§ LISTING:
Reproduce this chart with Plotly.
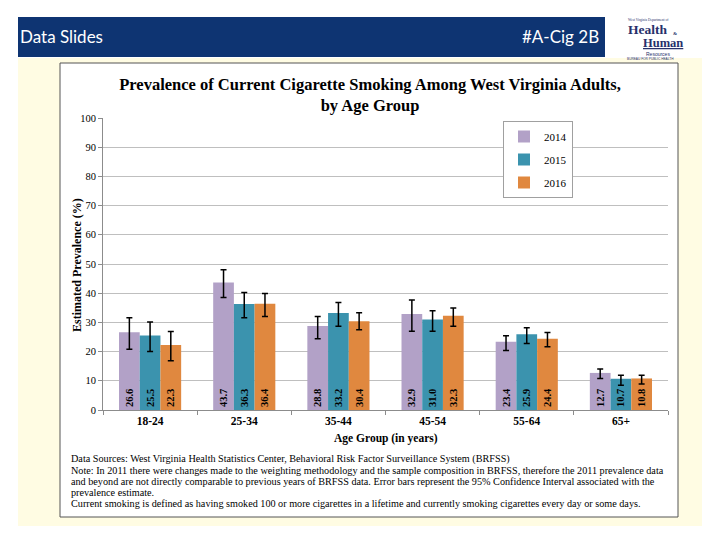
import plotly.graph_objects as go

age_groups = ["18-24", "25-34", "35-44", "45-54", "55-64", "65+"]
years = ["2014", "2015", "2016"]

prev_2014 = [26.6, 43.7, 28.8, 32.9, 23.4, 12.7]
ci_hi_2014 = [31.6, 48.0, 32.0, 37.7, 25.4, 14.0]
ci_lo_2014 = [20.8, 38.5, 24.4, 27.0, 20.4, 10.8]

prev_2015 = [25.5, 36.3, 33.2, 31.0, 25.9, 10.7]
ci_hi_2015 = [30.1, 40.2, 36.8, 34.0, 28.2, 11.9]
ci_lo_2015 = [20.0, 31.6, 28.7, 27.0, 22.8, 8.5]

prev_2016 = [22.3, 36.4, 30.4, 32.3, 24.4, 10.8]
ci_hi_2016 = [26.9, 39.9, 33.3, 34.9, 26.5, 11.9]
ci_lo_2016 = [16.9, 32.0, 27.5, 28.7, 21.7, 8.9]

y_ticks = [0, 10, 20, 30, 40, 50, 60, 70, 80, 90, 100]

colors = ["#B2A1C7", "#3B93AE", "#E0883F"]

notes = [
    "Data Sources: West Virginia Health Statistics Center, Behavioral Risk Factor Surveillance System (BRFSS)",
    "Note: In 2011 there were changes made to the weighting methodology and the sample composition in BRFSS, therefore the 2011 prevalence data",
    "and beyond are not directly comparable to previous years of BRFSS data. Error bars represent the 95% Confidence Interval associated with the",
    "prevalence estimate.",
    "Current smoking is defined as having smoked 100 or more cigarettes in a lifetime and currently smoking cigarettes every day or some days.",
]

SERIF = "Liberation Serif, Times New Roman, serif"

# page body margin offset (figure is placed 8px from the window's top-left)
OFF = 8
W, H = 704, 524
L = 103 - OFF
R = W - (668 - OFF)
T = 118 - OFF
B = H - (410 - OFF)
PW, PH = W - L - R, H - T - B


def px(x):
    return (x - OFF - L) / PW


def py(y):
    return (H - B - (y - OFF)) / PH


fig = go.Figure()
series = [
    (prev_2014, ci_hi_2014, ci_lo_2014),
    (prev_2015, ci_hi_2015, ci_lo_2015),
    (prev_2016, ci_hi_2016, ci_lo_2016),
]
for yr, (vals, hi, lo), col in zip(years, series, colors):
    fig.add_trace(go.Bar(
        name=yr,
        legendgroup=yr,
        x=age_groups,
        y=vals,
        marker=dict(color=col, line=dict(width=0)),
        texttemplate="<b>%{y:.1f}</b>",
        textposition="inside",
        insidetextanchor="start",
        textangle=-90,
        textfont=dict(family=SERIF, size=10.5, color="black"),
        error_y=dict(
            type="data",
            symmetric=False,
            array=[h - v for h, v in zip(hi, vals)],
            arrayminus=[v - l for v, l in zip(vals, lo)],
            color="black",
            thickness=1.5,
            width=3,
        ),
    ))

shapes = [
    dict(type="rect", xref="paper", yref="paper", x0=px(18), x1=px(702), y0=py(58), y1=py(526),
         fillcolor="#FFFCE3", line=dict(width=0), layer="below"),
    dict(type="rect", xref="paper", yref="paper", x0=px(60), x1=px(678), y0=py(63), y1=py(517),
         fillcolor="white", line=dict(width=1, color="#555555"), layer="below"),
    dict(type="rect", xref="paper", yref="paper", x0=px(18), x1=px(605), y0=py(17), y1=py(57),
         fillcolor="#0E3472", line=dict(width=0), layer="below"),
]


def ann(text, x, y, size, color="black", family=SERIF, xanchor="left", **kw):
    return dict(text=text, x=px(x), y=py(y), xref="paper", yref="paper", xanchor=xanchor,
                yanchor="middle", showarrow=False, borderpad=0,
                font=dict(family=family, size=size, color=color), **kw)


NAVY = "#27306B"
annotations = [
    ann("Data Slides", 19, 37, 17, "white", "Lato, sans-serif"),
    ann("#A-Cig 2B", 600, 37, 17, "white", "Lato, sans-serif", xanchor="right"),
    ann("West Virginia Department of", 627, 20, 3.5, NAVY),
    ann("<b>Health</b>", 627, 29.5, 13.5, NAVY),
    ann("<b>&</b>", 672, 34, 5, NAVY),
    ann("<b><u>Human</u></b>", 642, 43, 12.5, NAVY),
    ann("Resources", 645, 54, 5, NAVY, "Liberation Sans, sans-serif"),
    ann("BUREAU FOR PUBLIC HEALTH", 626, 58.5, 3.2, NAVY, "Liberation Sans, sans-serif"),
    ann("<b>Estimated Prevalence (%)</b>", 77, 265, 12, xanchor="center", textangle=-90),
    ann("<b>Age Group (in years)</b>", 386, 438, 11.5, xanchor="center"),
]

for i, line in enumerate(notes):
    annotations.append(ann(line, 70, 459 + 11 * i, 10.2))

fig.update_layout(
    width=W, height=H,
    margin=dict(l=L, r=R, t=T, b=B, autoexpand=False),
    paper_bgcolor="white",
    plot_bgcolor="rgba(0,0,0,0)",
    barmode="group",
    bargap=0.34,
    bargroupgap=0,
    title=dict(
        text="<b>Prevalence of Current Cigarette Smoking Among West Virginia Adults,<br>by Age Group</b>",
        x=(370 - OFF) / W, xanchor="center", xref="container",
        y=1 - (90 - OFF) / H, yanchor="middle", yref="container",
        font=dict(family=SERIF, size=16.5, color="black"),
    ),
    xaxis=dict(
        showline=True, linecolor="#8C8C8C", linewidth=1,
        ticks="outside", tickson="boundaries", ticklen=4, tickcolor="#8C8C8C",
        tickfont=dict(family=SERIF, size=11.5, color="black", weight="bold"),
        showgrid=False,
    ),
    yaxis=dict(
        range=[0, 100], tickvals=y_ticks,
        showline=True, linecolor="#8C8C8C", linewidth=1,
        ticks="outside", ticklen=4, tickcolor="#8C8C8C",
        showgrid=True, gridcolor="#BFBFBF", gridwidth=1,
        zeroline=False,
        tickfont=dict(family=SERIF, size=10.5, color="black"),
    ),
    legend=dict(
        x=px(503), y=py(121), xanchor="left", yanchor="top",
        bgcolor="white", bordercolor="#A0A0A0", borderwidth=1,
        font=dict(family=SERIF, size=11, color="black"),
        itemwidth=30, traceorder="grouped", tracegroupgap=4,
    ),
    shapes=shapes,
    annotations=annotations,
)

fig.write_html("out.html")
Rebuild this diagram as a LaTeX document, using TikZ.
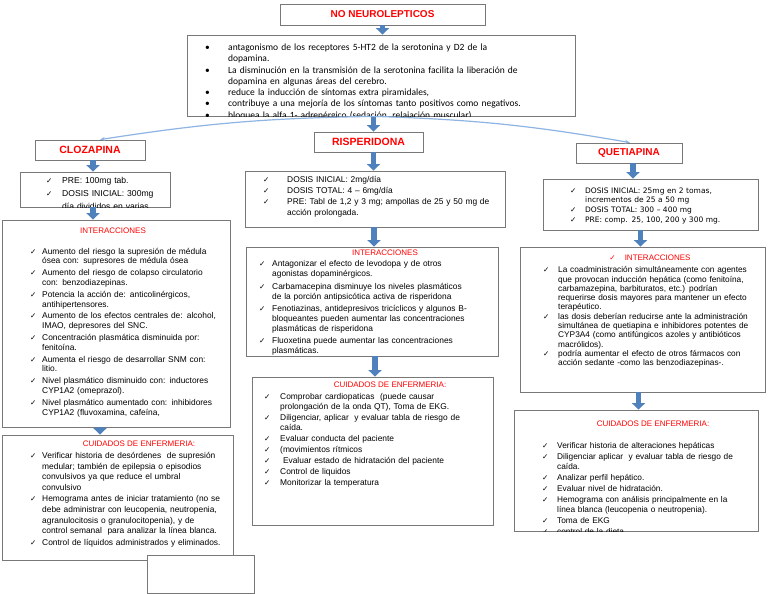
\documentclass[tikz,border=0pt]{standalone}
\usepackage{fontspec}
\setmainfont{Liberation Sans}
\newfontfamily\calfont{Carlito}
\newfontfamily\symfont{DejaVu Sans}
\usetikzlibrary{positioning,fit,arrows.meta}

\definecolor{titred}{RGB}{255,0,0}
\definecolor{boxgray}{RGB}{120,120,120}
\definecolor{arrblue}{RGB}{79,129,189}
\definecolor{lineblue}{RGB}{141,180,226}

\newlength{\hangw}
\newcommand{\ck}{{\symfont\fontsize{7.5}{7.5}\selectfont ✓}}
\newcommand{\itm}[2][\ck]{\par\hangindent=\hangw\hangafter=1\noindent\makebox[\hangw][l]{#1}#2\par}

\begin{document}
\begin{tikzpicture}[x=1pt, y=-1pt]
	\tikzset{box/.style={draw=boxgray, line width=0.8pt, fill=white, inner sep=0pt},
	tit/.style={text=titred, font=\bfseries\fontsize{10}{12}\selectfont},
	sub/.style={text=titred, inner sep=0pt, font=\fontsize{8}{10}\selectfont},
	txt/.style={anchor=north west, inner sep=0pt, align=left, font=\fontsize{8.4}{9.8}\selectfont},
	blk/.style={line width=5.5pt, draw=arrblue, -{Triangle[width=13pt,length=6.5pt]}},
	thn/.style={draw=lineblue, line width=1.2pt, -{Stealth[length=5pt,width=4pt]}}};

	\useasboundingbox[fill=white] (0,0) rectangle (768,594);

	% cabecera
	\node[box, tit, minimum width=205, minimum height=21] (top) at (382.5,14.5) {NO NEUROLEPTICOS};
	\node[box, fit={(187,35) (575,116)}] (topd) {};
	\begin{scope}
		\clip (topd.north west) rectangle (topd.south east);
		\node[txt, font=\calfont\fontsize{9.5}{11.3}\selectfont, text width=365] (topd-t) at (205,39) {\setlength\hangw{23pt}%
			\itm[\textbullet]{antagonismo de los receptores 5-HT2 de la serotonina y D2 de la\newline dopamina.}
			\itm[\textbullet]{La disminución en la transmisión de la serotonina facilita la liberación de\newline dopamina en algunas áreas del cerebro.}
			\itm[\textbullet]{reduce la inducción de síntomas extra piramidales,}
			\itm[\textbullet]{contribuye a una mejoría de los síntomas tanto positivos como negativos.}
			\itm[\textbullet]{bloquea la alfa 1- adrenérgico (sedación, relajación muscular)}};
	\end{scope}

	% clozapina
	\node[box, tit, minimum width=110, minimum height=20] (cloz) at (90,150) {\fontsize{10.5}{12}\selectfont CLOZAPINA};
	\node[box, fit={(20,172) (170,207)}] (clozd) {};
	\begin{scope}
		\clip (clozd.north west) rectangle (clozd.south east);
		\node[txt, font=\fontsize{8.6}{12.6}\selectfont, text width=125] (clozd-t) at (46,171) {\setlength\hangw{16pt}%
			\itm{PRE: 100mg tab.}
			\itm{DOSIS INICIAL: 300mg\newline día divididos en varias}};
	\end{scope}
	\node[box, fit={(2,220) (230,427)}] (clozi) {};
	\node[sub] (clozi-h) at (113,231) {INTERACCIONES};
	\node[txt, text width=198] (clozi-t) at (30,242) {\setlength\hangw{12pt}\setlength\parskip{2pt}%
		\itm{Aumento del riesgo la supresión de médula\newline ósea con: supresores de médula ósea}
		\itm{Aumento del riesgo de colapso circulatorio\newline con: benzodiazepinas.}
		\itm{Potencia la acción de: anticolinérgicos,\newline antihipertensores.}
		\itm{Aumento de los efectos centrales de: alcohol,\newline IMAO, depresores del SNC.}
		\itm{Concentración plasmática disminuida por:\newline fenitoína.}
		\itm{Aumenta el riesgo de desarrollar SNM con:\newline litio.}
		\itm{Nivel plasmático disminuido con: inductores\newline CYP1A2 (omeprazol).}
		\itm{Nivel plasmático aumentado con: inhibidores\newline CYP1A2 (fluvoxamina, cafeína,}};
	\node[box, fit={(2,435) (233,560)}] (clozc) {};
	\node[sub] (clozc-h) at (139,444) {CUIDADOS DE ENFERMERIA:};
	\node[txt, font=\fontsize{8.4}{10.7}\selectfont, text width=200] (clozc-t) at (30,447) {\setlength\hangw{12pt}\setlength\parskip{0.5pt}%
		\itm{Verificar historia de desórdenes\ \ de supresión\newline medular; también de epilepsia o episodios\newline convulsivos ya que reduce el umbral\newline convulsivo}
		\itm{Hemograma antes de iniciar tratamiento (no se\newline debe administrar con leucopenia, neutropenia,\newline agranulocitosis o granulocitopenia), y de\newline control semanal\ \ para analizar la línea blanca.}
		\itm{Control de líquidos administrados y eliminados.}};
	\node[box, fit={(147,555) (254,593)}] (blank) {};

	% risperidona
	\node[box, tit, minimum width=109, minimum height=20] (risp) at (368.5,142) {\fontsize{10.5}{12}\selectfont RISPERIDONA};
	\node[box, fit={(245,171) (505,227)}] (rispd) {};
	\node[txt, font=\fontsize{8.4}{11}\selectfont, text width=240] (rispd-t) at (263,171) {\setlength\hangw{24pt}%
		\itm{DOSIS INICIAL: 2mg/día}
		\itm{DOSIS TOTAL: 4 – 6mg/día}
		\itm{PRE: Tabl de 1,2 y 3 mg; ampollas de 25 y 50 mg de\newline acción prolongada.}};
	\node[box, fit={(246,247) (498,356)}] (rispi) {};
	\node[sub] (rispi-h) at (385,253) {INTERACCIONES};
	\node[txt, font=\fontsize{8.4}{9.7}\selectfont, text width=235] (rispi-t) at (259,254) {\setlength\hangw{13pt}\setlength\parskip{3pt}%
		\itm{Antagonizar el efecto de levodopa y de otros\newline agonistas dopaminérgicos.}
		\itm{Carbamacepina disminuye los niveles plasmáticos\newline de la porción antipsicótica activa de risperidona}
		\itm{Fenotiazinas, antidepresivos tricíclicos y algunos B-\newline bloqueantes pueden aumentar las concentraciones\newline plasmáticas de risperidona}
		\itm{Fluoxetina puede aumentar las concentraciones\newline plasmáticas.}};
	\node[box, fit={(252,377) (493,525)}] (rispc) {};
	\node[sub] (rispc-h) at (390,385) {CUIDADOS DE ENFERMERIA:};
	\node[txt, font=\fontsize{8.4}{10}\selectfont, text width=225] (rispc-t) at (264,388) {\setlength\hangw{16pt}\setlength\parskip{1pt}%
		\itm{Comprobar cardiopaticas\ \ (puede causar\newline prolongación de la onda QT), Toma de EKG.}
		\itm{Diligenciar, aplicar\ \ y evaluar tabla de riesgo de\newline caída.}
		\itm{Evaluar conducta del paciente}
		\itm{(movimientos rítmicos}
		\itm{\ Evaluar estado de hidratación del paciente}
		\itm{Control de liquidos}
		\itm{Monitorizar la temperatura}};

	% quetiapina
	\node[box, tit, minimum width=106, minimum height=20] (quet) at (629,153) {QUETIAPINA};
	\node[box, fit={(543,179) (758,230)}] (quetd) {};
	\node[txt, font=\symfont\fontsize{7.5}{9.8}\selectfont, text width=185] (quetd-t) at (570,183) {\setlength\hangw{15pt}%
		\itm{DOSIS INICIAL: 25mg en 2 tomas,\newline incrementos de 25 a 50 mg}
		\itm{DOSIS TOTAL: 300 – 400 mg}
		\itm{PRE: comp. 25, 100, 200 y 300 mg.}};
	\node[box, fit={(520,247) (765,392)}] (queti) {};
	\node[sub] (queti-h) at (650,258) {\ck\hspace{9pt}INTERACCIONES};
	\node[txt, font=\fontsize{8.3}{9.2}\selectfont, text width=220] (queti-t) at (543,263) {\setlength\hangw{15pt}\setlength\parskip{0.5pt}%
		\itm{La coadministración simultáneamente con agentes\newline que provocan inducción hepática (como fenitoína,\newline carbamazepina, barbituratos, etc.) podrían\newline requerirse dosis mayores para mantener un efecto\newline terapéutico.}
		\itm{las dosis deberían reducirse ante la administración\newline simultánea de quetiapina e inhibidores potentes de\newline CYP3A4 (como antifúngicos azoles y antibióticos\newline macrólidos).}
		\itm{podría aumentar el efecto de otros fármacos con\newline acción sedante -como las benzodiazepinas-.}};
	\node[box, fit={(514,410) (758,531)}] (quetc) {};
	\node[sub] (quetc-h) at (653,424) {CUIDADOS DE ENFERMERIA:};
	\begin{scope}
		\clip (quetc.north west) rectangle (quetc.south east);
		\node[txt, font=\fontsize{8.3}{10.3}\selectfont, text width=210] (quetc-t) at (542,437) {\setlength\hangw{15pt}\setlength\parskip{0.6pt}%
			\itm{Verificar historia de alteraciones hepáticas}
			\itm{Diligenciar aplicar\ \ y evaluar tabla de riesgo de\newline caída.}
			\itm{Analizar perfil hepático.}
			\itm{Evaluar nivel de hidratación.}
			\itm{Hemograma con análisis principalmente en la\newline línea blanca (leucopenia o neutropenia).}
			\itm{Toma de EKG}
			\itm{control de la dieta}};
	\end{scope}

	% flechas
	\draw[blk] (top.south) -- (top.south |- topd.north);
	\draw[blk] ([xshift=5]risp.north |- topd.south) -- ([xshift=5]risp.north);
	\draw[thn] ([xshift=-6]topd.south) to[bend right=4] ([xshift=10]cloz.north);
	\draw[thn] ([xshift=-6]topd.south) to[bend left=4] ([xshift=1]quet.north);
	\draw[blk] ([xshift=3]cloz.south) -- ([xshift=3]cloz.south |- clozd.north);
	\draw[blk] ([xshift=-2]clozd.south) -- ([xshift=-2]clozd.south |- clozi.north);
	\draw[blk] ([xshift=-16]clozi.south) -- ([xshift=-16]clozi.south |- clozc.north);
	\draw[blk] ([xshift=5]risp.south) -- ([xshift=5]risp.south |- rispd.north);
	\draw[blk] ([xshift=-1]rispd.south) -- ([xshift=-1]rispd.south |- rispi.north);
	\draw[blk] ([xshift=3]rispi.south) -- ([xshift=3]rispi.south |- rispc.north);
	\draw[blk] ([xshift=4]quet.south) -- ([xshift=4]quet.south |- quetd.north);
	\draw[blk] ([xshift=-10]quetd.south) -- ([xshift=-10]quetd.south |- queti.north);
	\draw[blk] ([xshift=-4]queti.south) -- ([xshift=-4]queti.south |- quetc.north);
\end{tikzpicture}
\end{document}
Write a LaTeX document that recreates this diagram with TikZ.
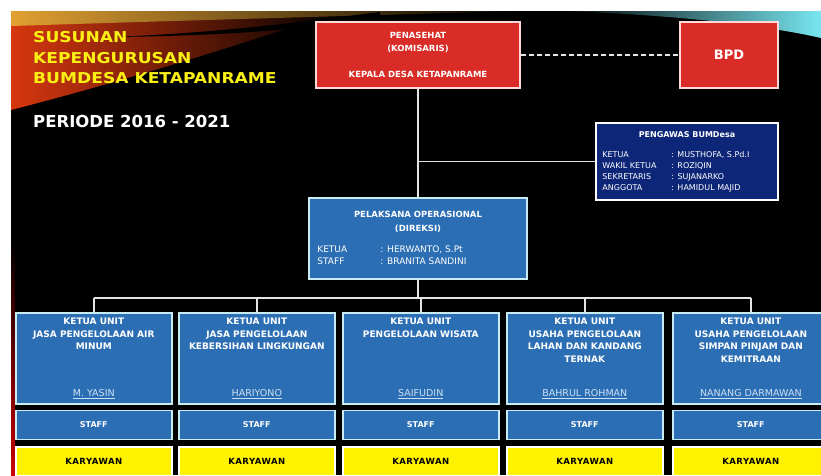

§ WORK TO BE COMPLETED: Please extract exactly the lines of the data, from the first through the line containing "ci_lo_2014 = [20.8, 38.5, 24.4, 27.0, 20.4, 10.8]", and add no pictures to the copy.

§ COMPLETE RESPONSE:
Reproduce this chart with Plotly.
import plotly.graph_objects as go

age_groups = ["18-24", "25-34", "35-44", "45-54", "55-64", "65+"]
years = ["2014", "2015", "2016"]

prev_2014 = [26.6, 43.7, 28.8, 32.9, 23.4, 12.7]
ci_hi_2014 = [31.6, 48.0, 32.0, 37.7, 25.4, 14.0]
ci_lo_2014 = [20.8, 38.5, 24.4, 27.0, 20.4, 10.8]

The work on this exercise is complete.